### [Work required]
Give an exact transcription of every line, dropping the images.

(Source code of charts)
%%

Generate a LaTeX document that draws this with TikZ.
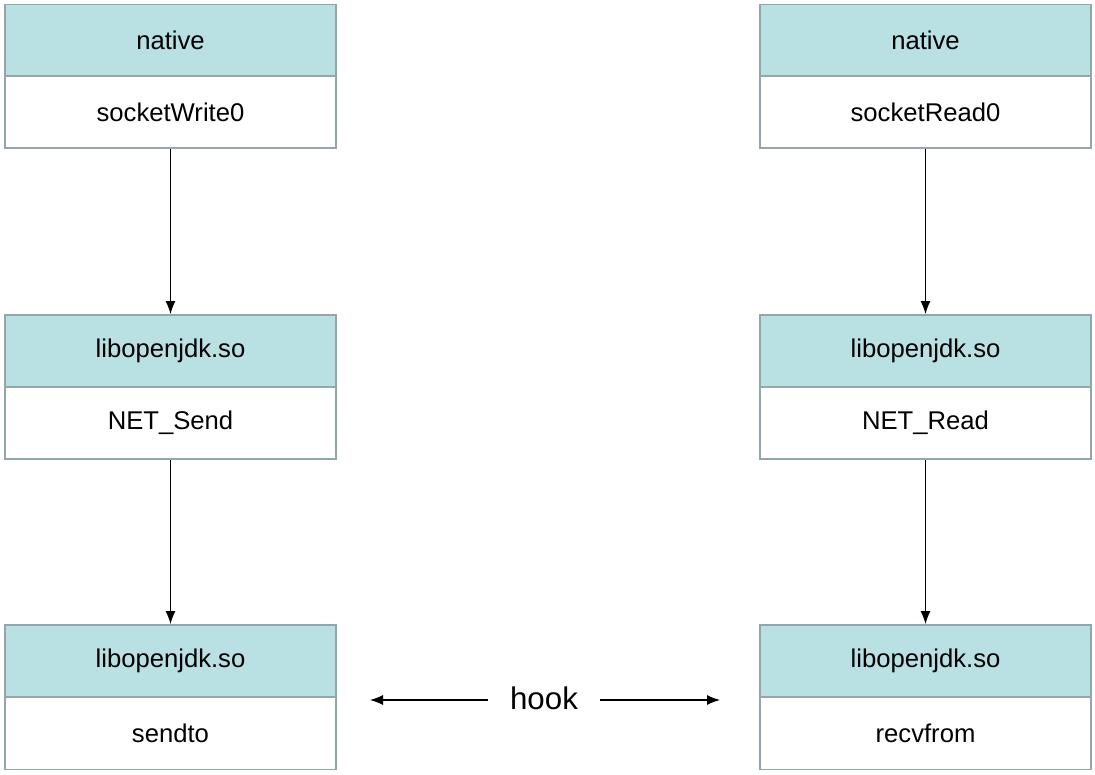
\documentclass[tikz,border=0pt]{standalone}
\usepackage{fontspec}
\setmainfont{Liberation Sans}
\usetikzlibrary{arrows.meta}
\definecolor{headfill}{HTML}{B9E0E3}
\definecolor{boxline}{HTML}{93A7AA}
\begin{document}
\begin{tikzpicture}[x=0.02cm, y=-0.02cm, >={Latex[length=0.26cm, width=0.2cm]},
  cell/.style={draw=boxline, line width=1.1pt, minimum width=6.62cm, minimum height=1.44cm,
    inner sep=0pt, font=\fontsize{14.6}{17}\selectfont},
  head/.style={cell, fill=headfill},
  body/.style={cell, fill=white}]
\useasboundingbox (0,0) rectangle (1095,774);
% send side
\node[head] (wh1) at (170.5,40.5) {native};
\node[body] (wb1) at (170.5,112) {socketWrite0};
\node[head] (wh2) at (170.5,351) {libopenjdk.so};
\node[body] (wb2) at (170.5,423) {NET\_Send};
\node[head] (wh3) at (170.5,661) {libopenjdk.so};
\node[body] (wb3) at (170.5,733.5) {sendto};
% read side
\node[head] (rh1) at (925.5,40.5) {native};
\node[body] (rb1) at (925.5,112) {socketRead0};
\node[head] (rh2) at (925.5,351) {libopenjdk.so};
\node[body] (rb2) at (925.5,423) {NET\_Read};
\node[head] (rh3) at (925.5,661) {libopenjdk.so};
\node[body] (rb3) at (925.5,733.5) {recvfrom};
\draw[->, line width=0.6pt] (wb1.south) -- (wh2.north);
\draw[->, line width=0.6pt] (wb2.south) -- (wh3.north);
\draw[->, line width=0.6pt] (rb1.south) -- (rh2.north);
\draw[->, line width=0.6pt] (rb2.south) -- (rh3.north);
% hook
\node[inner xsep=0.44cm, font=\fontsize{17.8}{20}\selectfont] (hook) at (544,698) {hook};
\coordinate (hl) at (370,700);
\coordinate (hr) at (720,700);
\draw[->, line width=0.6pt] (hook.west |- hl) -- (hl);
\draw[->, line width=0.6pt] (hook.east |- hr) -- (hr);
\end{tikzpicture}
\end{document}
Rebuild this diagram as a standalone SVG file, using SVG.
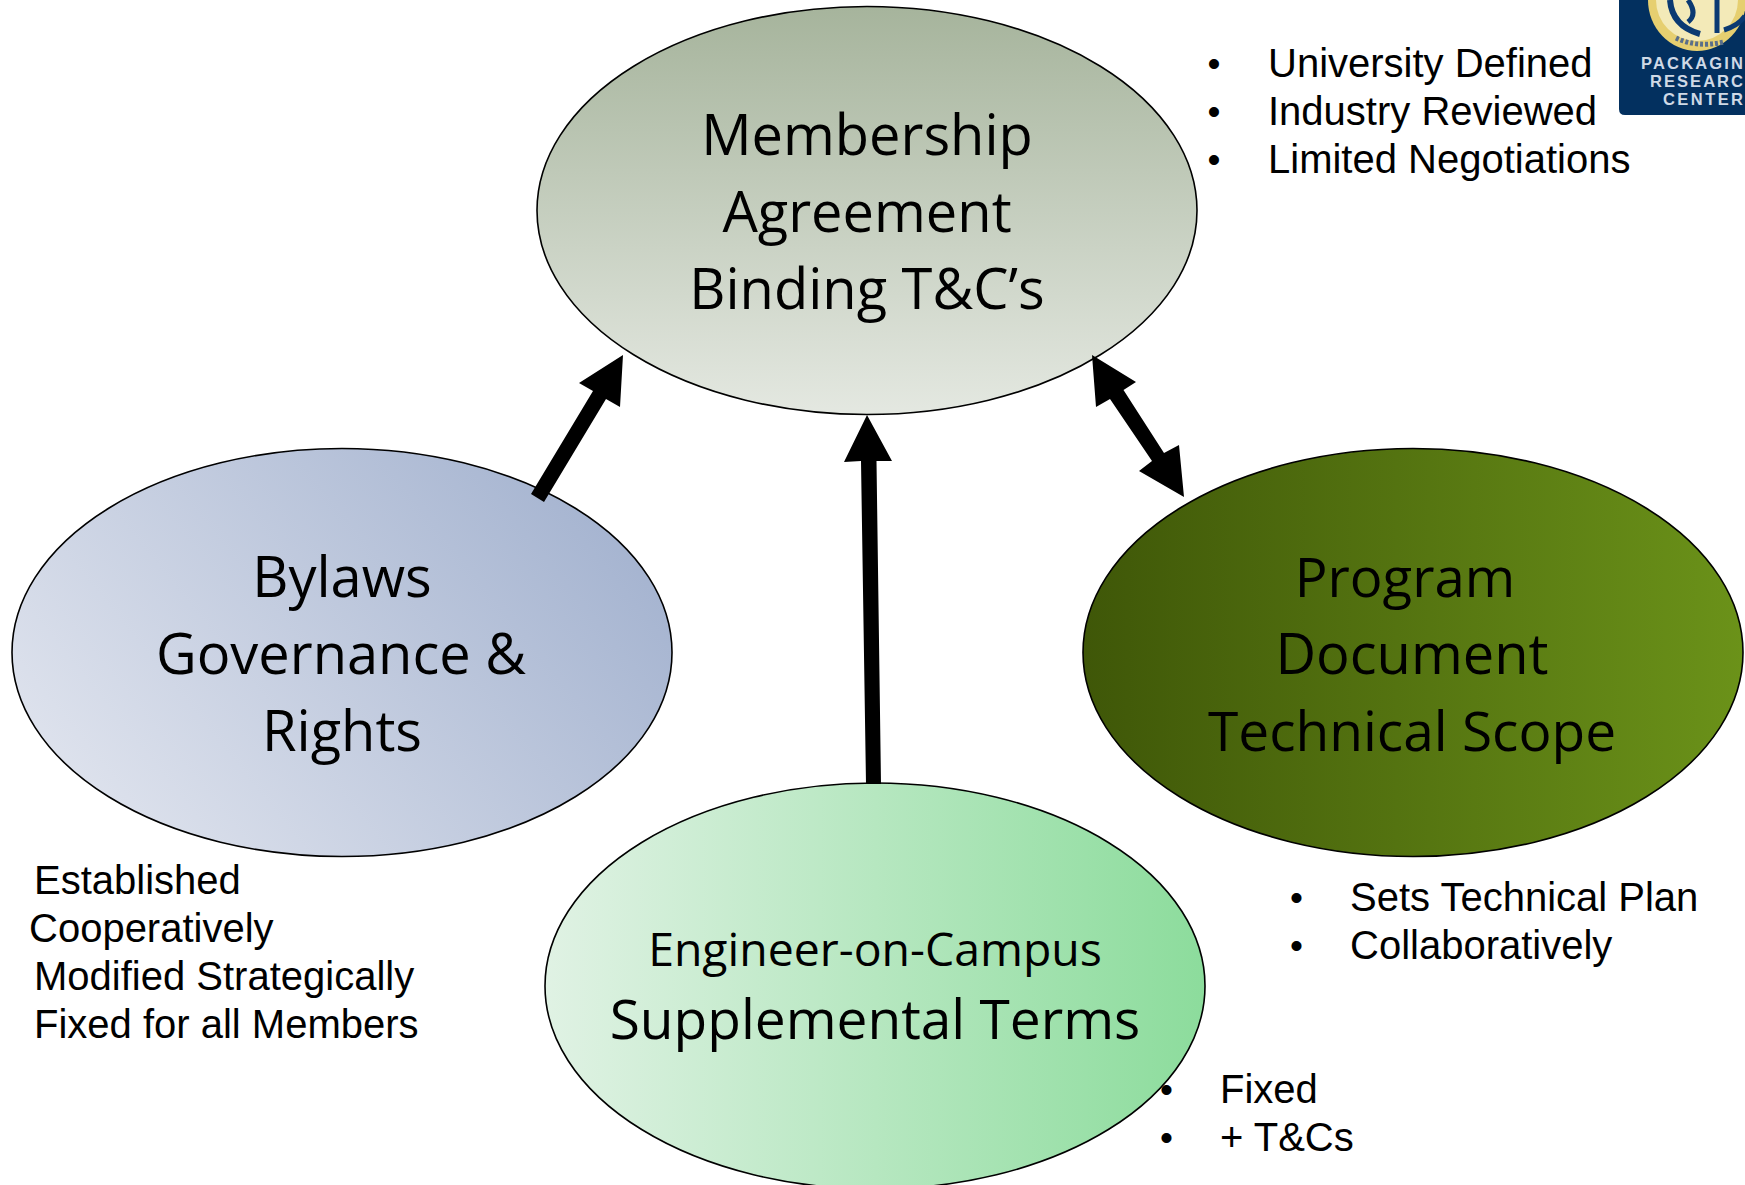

%%

### [Task output]
Generate a LaTeX document that draws this with TikZ.
\documentclass[tikz,border=0pt]{standalone}
\usepackage{fontspec}
\setmainfont{Liberation Sans}
\usetikzlibrary{arrows.meta}
\definecolor{headfill}{HTML}{B9E0E3}
\definecolor{boxline}{HTML}{93A7AA}
\begin{document}
\begin{tikzpicture}[x=0.02cm, y=-0.02cm, >={Latex[length=0.26cm, width=0.2cm]},
  cell/.style={draw=boxline, line width=1.1pt, minimum width=6.62cm, minimum height=1.44cm,
    inner sep=0pt, font=\fontsize{14.6}{17}\selectfont},
  head/.style={cell, fill=headfill},
  body/.style={cell, fill=white}]
\useasboundingbox (0,0) rectangle (1095,774);
% send side
\node[head] (wh1) at (170.5,40.5) {native};
\node[body] (wb1) at (170.5,112) {socketWrite0};
\node[head] (wh2) at (170.5,351) {libopenjdk.so};
\node[body] (wb2) at (170.5,423) {NET\_Send};
\node[head] (wh3) at (170.5,661) {libopenjdk.so};
\node[body] (wb3) at (170.5,733.5) {sendto};
% read side
\node[head] (rh1) at (925.5,40.5) {native};
\node[body] (rb1) at (925.5,112) {socketRead0};
\node[head] (rh2) at (925.5,351) {libopenjdk.so};
\node[body] (rb2) at (925.5,423) {NET\_Read};
\node[head] (rh3) at (925.5,661) {libopenjdk.so};
\node[body] (rb3) at (925.5,733.5) {recvfrom};
\draw[->, line width=0.6pt] (wb1.south) -- (wh2.north);
\draw[->, line width=0.6pt] (wb2.south) -- (wh3.north);
\draw[->, line width=0.6pt] (rb1.south) -- (rh2.north);
\draw[->, line width=0.6pt] (rb2.south) -- (rh3.north);
% hook
\node[inner xsep=0.44cm, font=\fontsize{17.8}{20}\selectfont] (hook) at (544,698) {hook};
\coordinate (hl) at (370,700);
\coordinate (hr) at (720,700);
\draw[->, line width=0.6pt] (hook.west |- hl) -- (hl);
\draw[->, line width=0.6pt] (hook.east |- hr) -- (hr);
\end{tikzpicture}
\end{document}
Rebuild this diagram as a standalone SVG file, using SVG.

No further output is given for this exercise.